◆ PROBLEM DETAILS ◆
Up to and including the line containing "var yTicks = [25, 50, 75, 100];", please reproduce the lines of the listing below, starting from the top.

[Code that draws figures]
[Begin]

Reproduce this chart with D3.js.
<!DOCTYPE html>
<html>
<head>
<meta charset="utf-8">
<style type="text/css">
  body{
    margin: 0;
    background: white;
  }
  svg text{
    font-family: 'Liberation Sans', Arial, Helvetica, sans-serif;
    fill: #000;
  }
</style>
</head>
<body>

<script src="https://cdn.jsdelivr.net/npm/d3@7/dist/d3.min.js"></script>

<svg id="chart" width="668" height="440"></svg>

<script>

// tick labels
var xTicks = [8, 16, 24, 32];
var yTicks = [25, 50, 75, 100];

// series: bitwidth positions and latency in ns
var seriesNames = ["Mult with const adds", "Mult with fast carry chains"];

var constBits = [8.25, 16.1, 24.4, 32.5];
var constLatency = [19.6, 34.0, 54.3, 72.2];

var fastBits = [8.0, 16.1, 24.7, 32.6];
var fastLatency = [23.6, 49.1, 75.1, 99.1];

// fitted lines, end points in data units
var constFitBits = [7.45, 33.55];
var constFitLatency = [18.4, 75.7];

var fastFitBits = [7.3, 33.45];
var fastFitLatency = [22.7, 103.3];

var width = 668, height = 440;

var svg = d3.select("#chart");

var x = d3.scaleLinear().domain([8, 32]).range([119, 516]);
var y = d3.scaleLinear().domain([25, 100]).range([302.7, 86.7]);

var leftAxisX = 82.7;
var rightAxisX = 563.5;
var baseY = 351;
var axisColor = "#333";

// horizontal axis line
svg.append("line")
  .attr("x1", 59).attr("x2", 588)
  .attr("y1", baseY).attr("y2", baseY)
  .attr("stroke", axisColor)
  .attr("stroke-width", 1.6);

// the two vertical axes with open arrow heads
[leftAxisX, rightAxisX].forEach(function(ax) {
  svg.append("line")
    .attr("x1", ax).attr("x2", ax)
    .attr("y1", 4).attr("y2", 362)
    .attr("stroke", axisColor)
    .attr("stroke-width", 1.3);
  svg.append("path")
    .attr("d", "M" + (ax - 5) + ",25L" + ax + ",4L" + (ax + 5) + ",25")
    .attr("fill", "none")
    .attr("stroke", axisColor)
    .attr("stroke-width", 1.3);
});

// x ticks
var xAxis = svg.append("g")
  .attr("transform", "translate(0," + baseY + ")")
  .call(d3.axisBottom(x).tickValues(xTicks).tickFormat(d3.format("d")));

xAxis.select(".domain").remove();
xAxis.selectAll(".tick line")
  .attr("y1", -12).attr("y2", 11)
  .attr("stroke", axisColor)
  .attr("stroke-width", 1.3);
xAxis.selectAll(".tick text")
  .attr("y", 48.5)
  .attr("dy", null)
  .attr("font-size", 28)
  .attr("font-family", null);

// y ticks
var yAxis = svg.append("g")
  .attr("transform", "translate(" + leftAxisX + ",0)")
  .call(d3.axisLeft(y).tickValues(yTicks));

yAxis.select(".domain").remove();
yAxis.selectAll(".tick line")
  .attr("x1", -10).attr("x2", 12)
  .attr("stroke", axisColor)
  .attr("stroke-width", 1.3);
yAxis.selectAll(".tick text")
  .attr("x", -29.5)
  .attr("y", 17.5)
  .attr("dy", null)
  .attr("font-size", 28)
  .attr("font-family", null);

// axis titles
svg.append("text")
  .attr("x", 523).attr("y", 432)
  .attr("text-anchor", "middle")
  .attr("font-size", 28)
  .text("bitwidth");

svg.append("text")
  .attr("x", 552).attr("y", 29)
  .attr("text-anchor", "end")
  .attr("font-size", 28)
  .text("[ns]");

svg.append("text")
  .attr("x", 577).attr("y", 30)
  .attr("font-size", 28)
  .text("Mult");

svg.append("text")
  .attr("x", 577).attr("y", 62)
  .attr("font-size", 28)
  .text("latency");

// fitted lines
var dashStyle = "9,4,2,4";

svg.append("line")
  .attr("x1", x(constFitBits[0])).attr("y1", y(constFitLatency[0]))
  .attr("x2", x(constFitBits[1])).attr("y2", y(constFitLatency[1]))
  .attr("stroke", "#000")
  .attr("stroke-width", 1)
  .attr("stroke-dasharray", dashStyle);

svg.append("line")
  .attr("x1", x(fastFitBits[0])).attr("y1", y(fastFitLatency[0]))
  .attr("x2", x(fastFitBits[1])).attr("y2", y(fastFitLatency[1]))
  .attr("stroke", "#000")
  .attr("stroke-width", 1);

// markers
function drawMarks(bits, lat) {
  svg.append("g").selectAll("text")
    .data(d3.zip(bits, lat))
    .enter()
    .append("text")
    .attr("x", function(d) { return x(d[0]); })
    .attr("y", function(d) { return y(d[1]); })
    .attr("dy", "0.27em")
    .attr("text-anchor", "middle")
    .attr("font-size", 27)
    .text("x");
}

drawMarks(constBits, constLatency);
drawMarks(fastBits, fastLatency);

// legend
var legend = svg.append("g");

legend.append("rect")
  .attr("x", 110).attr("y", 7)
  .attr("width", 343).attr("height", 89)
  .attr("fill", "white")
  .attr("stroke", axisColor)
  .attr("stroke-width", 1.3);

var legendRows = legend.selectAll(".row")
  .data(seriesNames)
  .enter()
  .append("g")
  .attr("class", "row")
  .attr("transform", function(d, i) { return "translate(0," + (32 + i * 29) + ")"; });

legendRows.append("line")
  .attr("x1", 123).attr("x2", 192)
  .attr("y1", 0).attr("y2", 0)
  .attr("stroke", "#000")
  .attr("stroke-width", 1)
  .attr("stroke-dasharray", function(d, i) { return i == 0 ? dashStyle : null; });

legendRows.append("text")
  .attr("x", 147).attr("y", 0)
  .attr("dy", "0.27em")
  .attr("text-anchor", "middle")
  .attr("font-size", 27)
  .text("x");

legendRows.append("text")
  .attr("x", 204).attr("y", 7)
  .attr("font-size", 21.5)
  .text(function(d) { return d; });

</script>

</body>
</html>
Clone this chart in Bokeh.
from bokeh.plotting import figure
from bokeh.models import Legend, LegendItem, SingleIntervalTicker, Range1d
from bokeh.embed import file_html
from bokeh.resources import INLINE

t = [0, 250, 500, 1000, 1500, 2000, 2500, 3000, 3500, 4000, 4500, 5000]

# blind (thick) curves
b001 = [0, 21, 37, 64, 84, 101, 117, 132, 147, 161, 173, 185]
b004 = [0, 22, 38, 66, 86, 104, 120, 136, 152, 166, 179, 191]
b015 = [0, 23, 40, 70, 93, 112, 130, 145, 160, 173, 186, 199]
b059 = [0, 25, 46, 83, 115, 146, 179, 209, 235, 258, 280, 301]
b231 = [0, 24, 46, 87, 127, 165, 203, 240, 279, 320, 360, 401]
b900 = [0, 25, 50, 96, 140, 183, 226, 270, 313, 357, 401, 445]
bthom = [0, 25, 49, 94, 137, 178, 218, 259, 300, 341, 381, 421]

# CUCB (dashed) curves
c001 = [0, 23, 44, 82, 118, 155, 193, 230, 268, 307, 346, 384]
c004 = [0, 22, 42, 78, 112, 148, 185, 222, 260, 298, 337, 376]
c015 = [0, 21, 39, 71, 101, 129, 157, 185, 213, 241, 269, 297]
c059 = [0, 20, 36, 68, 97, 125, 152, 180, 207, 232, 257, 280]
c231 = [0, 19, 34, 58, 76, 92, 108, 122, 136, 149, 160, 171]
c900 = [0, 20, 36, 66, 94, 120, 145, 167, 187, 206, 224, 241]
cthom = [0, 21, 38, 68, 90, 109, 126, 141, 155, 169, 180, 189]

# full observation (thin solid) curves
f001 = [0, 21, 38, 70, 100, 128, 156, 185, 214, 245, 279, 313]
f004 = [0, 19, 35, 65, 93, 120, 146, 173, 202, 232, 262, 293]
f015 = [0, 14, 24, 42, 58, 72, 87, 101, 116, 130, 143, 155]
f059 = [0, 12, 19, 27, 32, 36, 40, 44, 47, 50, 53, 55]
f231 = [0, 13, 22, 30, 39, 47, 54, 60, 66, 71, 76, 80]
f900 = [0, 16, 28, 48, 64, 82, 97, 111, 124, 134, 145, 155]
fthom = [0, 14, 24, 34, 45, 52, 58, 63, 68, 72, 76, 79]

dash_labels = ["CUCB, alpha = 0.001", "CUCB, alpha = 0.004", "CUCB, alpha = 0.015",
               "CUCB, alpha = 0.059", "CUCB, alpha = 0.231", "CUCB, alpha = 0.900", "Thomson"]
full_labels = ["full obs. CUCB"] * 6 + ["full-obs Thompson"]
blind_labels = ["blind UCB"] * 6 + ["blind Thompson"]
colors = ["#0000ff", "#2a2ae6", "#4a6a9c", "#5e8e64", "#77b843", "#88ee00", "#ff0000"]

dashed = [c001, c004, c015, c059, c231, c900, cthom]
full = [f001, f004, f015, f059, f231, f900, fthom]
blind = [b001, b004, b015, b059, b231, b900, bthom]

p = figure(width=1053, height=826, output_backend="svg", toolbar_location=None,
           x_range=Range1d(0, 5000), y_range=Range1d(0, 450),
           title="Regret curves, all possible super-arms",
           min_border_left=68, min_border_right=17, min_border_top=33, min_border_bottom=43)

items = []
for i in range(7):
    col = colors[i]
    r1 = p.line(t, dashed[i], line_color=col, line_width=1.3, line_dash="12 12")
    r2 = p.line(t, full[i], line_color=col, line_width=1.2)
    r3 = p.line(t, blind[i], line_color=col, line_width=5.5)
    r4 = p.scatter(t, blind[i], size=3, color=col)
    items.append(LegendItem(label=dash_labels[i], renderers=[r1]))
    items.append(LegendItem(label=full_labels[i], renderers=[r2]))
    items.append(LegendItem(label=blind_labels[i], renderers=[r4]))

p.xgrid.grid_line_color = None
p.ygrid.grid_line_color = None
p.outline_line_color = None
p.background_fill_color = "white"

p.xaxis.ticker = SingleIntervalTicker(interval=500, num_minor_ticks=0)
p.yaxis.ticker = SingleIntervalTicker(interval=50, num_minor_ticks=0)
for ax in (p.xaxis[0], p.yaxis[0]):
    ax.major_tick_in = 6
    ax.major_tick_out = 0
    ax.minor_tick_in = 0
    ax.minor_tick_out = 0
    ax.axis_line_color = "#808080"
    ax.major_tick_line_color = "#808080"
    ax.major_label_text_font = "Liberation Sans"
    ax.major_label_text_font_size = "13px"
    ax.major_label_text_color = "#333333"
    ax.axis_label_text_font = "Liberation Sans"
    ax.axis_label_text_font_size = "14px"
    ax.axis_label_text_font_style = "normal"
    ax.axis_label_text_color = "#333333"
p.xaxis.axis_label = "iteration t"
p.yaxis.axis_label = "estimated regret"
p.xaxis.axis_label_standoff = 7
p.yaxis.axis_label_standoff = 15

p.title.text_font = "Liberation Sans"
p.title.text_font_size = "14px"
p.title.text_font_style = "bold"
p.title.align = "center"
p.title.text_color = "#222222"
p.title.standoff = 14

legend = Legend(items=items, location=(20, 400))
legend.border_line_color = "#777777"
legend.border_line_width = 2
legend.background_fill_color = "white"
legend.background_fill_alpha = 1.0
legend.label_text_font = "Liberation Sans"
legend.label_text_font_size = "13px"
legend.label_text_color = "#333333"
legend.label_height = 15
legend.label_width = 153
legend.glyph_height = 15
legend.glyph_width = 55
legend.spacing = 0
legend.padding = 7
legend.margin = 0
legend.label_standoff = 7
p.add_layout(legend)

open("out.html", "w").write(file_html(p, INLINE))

[End]

◆ TASK RESPONSE ◆
Reproduce this chart with D3.js.
<!DOCTYPE html>
<html>
<head>
<meta charset="utf-8">
<style type="text/css">
  body{
    margin: 0;
    background: white;
  }
  svg text{
    font-family: 'Liberation Sans', Arial, Helvetica, sans-serif;
    fill: #000;
  }
</style>
</head>
<body>

<script src="https://cdn.jsdelivr.net/npm/d3@7/dist/d3.min.js"></script>

<svg id="chart" width="668" height="440"></svg>

<script>

// tick labels
var xTicks = [8, 16, 24, 32];
var yTicks = [25, 50, 75, 100];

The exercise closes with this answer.